8. Documenting the detailed final Disaster Recovery Planning
Once the above steps are completed the draft of disaster recovery plan should be revisited to enhance the document with necessary changes so that the document forms as the guideline to follow if there is any disaster. The disaster recovery planning document should be clear enough so that there should not be any scope of interpretation at the time of crisis. (Rosenberg, 2006).

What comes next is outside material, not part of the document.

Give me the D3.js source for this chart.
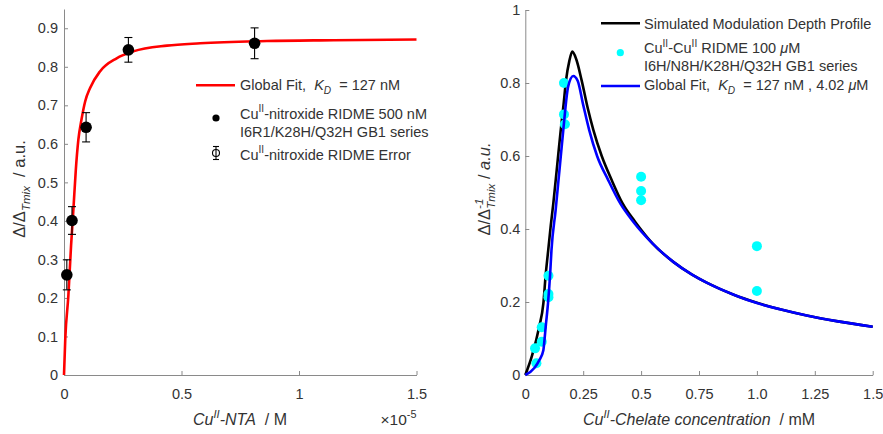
<!DOCTYPE html>
<html>
<head>
<meta charset="utf-8">
<script src="https://cdn.jsdelivr.net/npm/d3@7"></script>
<style>
  body { margin: 0; background: #fff; }
  svg text { font-family: "Liberation Sans", Arial, Helvetica, sans-serif; white-space: pre; }
</style>
</head>
<body>
<svg id="chart" width="883" height="434"></svg>
<script>
// ---- Left panel: Cu(II)-nitroxide RIDME titration (x in units of 1e-5 M) ----
const nitroxideConc  = [0.012, 0.034, 0.094, 0.274, 0.811];
const nitroxideDepth = [0.260, 0.401, 0.643, 0.844, 0.861];
const nitroxideErr   = [0.039, 0.036, 0.038, 0.032, 0.040];

// global fit curve, K_D = 127 nM
const fitConc  = [0, 0.0055, 0.0185, 0.030, 0.040, 0.050, 0.061, 0.075, 0.090, 0.111, 0.153, 0.224, 0.295, 0.438, 0.58, 0.864, 1.148, 1.5];
const fitDepth = [0, 0.095, 0.205, 0.335, 0.43, 0.53, 0.61, 0.665, 0.71, 0.745, 0.788, 0.822, 0.840, 0.855, 0.861, 0.867, 0.869, 0.871];

const leftXTicks = [0, 0.5, 1, 1.5];
const leftYTicks = [0, 0.1, 0.2, 0.3, 0.4, 0.5, 0.6, 0.7, 0.8, 0.9];

// ---- Right panel: Cu(II)-Cu(II) RIDME (x in mM) ----
const chelateConc  = [0.048, 0.042, 0.071, 0.071, 0.100, 0.100, 0.100, 0.167, 0.167, 0.171, 0.5, 0.5, 0.5, 1.0, 1.0];
const chelateDepth = [0.032, 0.073, 0.091, 0.131, 0.213, 0.222, 0.272, 0.800, 0.714, 0.687, 0.543, 0.504, 0.479, 0.353, 0.230];

// simulated modulation depth profile
const simConc  = [0, 0.03, 0.06, 0.078, 0.088, 0.099, 0.110, 0.121, 0.137, 0.153, 0.165, 0.176, 0.190, 0.203, 0.220, 0.243, 0.270, 0.294, 0.330, 0.373, 0.420, 0.474, 0.550, 0.639, 0.720, 0.783, 0.900, 1.0, 1.1, 1.215, 1.35, 1.5];
const simDepth = [0, 0.055, 0.132, 0.196, 0.274, 0.342, 0.41, 0.47, 0.57, 0.671, 0.74, 0.808, 0.860, 0.886, 0.865, 0.808, 0.730, 0.671, 0.600, 0.534, 0.470, 0.420, 0.360, 0.310, 0.275, 0.253, 0.220, 0.198, 0.180, 0.163, 0.147, 0.132];

// global fit, K_D = 127 nM, 4.02 uM
const gfConc  = [0, 0.04, 0.06, 0.078, 0.083, 0.088, 0.098, 0.107, 0.113, 0.131, 0.148, 0.164, 0.185, 0.207, 0.226, 0.250, 0.276, 0.310, 0.358, 0.410, 0.466, 0.550, 0.639, 0.720, 0.783, 0.900, 1.0, 1.1, 1.215, 1.35, 1.5];
const gfDepth = [0, 0.02, 0.04, 0.068, 0.097, 0.132, 0.196, 0.274, 0.342, 0.452, 0.565, 0.671, 0.790, 0.819, 0.806, 0.740, 0.671, 0.600, 0.534, 0.470, 0.420, 0.360, 0.310, 0.275, 0.253, 0.220, 0.197, 0.180, 0.163, 0.147, 0.132];

const rightXTicks = [0, 0.25, 0.5, 0.75, 1, 1.25, 1.5];
const rightXLabels = ["0", "0.25", "0.5", "0.75", "1.0", "1.25", "1.5"];
const rightYTicks = [0, 0.2, 0.4, 0.6, 0.8, 1];

const svg = d3.select("#chart");
const AXIS = "#8a8a8a", TEXT = "#333333";
const TICK_FS = 14.5, LEG_FS = 14.5, LAB_FS = 16, YLAB_FS = 16.5;

// rich text: segments with optional italic / superscript / subscript
function rich(parent, x, y, segs, fs, anchor) {
  const t = parent.append("text").attr("x", x).attr("y", y)
    .attr("fill", TEXT).style("font-size", fs + "px")
    .attr("text-anchor", anchor || "start");
  let cur = 0;
  segs.forEach(s => {
    const off = s.sup ? -fs * 0.42 : s.sub ? fs * 0.33 : 0;
    const ts = t.append("tspan").attr("dy", off - cur)
      .style("font-size", (s.sup || s.sub ? fs * 0.7 : fs) + "px")
      .style("font-style", s.it ? "italic" : "normal")
      .text(s.t);
    if (s.dx) ts.attr("dx", s.dx);
    cur = off;
  });
  return t;
}

function styleAxis(g) {
  g.selectAll("path.domain").attr("stroke", AXIS);
  g.selectAll(".tick line").attr("stroke", AXIS);
  g.selectAll(".tick text").attr("fill", TEXT).style("font-size", TICK_FS + "px")
    .style("font-family", '"Liberation Sans", Arial, sans-serif');
}

// ===== Left panel =====
const xL = d3.scaleLinear().domain([0, 1.5]).range([64, 416.5]);
const yL = d3.scaleLinear().domain([0, 0.95]).range([375, 9]);

svg.append("g").attr("transform", `translate(0,${yL(0)})`)
  .call(d3.axisBottom(xL).tickValues(leftXTicks).tickFormat(d3.format("")).tickSizeInner(-4).tickSizeOuter(0).tickPadding(14))
  .call(styleAxis);
svg.append("g").attr("transform", `translate(${xL(0)},0)`)
  .call(d3.axisLeft(yL).tickValues(leftYTicks).tickFormat(d3.format("")).tickSizeInner(-4).tickSizeOuter(0).tickPadding(6))
  .call(styleAxis);

// fit curve
svg.append("path")
  .datum(fitConc.map((c, i) => [c, fitDepth[i]]))
  .attr("fill", "none").attr("stroke", "#ff0000").attr("stroke-width", 2.6)
  .attr("d", d3.line().x(d => xL(d[0])).y(d => yL(d[1])).curve(d3.curveMonotoneX));

// error bars
const eb = svg.append("g").attr("stroke", "#000").attr("stroke-width", 1.1);
nitroxideConc.forEach((c, i) => {
  const x = xL(c), y1 = yL(nitroxideDepth[i] - nitroxideErr[i]), y2 = yL(nitroxideDepth[i] + nitroxideErr[i]);
  eb.append("line").attr("x1", x).attr("x2", x).attr("y1", y1).attr("y2", y2);
  eb.append("line").attr("x1", x - 4).attr("x2", x + 4).attr("y1", y1).attr("y2", y1);
  eb.append("line").attr("x1", x - 4).attr("x2", x + 4).attr("y1", y2).attr("y2", y2);
});
svg.append("g").selectAll("circle")
  .data(nitroxideConc.map((c, i) => [c, nitroxideDepth[i]]))
  .join("circle").attr("cx", d => xL(d[0])).attr("cy", d => yL(d[1])).attr("r", 5.8).attr("fill", "#000");

// left labels
rich(svg, 240, 425, [
  { t: "Cu", it: true }, { t: "II", it: true, sup: true }, { t: "-NTA", it: true }, { t: "  / M" }
], LAB_FS, "middle");
rich(svg, 416.5, 425, [{ t: "\u00d710" }, { t: "-5", sup: true }], 15.5, "end");

const yLab = svg.append("g").attr("transform", "translate(25,189) rotate(-90)");
rich(yLab, 0, 0, [{ t: "\u0394/\u0394" }, { t: "Tmix", it: true, sub: true }, { t: "  / a.u." }], YLAB_FS, "middle");

// left legend
const lg = svg.append("g");
lg.append("line").attr("x1", 196).attr("x2", 235).attr("y1", 85.3).attr("y2", 85.3)
  .attr("stroke", "#ff0000").attr("stroke-width", 2.6);
rich(lg, 240, 89.5, [{ t: "Global Fit,  " }, { t: "K", it: true }, { t: "D", it: true, sub: true }, { t: "  = 127 nM" }], LEG_FS);
lg.append("circle").attr("cx", 216).attr("cy", 118).attr("r", 3.6).attr("fill", "#000");
rich(lg, 240, 118.5, [{ t: "Cu" }, { t: "II", sup: true }, { t: "-nitroxide RIDME 500 nM" }], LEG_FS);
rich(lg, 240, 136.5, [{ t: "I6R1/K28H/Q32H GB1 series" }], LEG_FS);
const li = lg.append("g").attr("stroke", "#000").attr("stroke-width", 1.1).attr("fill", "none");
li.append("line").attr("x1", 216).attr("x2", 216).attr("y1", 146.5).attr("y2", 159.5);
li.append("line").attr("x1", 213).attr("x2", 219).attr("y1", 146.5).attr("y2", 146.5);
li.append("line").attr("x1", 213).attr("x2", 219).attr("y1", 159.5).attr("y2", 159.5);
li.append("circle").attr("cx", 216).attr("cy", 153).attr("r", 3.5);
rich(lg, 240, 159.5, [{ t: "Cu" }, { t: "II", sup: true }, { t: "-nitroxide RIDME Error" }], LEG_FS);

// ===== Right panel =====
const xR = d3.scaleLinear().domain([0, 1.5]).range([525.3, 872.7]);
const yR = d3.scaleLinear().domain([0, 1]).range([375, 10]);

svg.append("g").attr("transform", `translate(0,${yR(0)})`)
  .call(d3.axisBottom(xR).tickValues(rightXTicks).tickFormat((d, i) => rightXLabels[i]).tickSizeInner(-4).tickSizeOuter(0).tickPadding(14))
  .call(styleAxis);
svg.append("g").attr("transform", `translate(${xR(0)},0)`)
  .call(d3.axisLeft(yR).tickValues(rightYTicks).tickFormat(d3.format("")).tickSizeInner(-4).tickSizeOuter(0).tickPadding(5))
  .call(styleAxis);

const lineR = d3.line().x(d => xR(d[0])).y(d => yR(d[1])).curve(d3.curveMonotoneX);
svg.append("path").datum(simConc.map((c, i) => [c, simDepth[i]]))
  .attr("fill", "none").attr("stroke", "#000").attr("stroke-width", 2.6).attr("d", lineR);
svg.append("g").selectAll("circle")
  .data(chelateConc.map((c, i) => [c, chelateDepth[i]]))
  .join("circle").attr("cx", d => xR(d[0])).attr("cy", d => yR(d[1])).attr("r", 5).attr("fill", "#00ffff");
svg.append("path").datum(gfConc.map((c, i) => [c, gfDepth[i]]))
  .attr("fill", "none").attr("stroke", "#0000ff").attr("stroke-width", 2.6).attr("d", lineR);

rich(svg, 699, 425, [
  { t: "Cu", it: true }, { t: "II", it: true, sup: true }, { t: "-Chelate concentration", it: true }, { t: "  / mM" }
], LAB_FS, "middle");

const yLabR = svg.append("g").attr("transform", "translate(490,189) rotate(-90)");
rich(yLabR, 0, 0, [
  { t: "\u0394/\u0394" }, { t: "-1", it: true, sup: true }, { t: "Tmix", it: true, sub: true, dx: -10 },
  { t: " / " }, { t: "a.u.", it: true }
], YLAB_FS, "middle");

// right legend
const rg = svg.append("g");
rg.append("line").attr("x1", 601).attr("x2", 640).attr("y1", 23.3).attr("y2", 23.3)
  .attr("stroke", "#000").attr("stroke-width", 2.6);
rich(rg, 644, 28.5, [{ t: "Simulated Modulation Depth Profile" }], LEG_FS);
rg.append("circle").attr("cx", 620.3).attr("cy", 52.7).attr("r", 3.6).attr("fill", "#00ffff");
rich(rg, 644, 53, [{ t: "Cu" }, { t: "II", sup: true }, { t: "-Cu" }, { t: "II", sup: true }, { t: " RIDME 100 " }, { t: "\u03bc", it: true }, { t: "M" }], LEG_FS);
rich(rg, 644, 71, [{ t: "I6H/N8H/K28H/Q32H GB1 series" }], LEG_FS);
rg.append("line").attr("x1", 601).attr("x2", 640).attr("y1", 86).attr("y2", 86)
  .attr("stroke", "#0000ff").attr("stroke-width", 2.6);
rich(rg, 644, 89.5, [{ t: "Global Fit,  " }, { t: "K", it: true }, { t: "D", it: true, sub: true }, { t: "  = 127 nM , 4.02 " }, { t: "\u03bc", it: true }, { t: "M" }], LEG_FS);
</script>
</body>
</html>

9. Testing the viability of the Disaster Recovery Plan
To foolproof the viability of the disaster recovery plan it is highly important to check whether the steps laid down in the plan actually works out in the situation when it is supposed to work out. To test the plan a checklist is created to test all the necessary important points. Usually, the person selected to test the disaster recovery plan is a selected person who was not part of preparing the actual document so that the tester may have a neutral judgment. Lastly the testing of the recovery plan should be repeated annually because the business changes dynamically and testing regularly is helpful to find out the loopholes. (Rosenberg, 2006).
CONCLUSION
In conclusion, Disaster Recovery designing/planning is not just a job to do, but it is necessary for IT business environment as a strategy to be successful these days. This recovery system helps not only to just recover the lost data, but it also helps IT businesses to save and regain their Software, Hardware, Operating Systems, files and their own customized settings. This is how they will be out of Malfunction, which causes to their Hardware infrastructures. This Disaster recovery planning helps to restore their business Software/Hardware functionality quickly and even easily. It also can save the IT business’s valuable time and reduces costs on other resources.